Repeat the lines that follow, leaving nothing out.
┌──
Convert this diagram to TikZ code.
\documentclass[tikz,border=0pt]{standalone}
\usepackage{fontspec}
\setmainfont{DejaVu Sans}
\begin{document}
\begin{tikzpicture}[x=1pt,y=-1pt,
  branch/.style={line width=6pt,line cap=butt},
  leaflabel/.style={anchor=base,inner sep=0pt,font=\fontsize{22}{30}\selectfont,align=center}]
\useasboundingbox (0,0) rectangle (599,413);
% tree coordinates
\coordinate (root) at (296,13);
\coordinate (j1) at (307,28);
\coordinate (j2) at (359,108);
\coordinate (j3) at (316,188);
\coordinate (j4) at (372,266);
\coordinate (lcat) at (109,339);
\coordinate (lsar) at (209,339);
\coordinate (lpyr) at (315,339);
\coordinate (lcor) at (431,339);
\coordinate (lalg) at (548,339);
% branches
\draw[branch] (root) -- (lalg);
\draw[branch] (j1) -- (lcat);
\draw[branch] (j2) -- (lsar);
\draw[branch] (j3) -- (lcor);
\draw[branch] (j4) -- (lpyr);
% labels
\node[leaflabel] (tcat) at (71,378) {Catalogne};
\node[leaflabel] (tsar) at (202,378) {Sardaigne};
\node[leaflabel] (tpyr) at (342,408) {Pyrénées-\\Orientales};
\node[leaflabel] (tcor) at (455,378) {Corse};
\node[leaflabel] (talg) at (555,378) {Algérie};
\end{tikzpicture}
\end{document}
└──
→ Expected answer:
Convert this diagram to TikZ code.
\documentclass[tikz,border=0pt]{standalone}
\usepackage{fontspec}
\setmainfont{DejaVu Sans}
\begin{document}
\begin{tikzpicture}[x=1pt,y=-1pt,
  branch/.style={line width=6pt,line cap=butt},
  leaflabel/.style={anchor=base,inner sep=0pt,font=\fontsize{22}{30}\selectfont,align=center}]
\useasboundingbox (0,0) rectangle (599,413);
% tree coordinates
\coordinate (root) at (296,13);
\coordinate (j1) at (307,28);
\coordinate (j2) at (359,108);
\coordinate (j3) at (316,188);
\coordinate (j4) at (372,266);
\coordinate (lcat) at (109,339);
\coordinate (lsar) at (209,339);
\coordinate (lpyr) at (315,339);
\coordinate (lcor) at (431,339);
\coordinate (lalg) at (548,339);
% branches
\draw[branch] (root) -- (lalg);
\draw[branch] (j1) -- (lcat);
\draw[branch] (j2) -- (lsar);
\draw[branch] (j3) -- (lcor);
\draw[branch] (j4) -- (lpyr);
% labels
\node[leaflabel] (tcat) at (71,378) {Catalogne};
\node[leaflabel] (tsar) at (202,378) {Sardaigne};
\node[leaflabel] (tpyr) at (342,408) {Pyrénées-\\Orientales};
\node[leaflabel] (tcor) at (455,378) {Corse};
\node[leaflabel] (talg) at (555,378) {Algérie};
\end{tikzpicture}
\end{document}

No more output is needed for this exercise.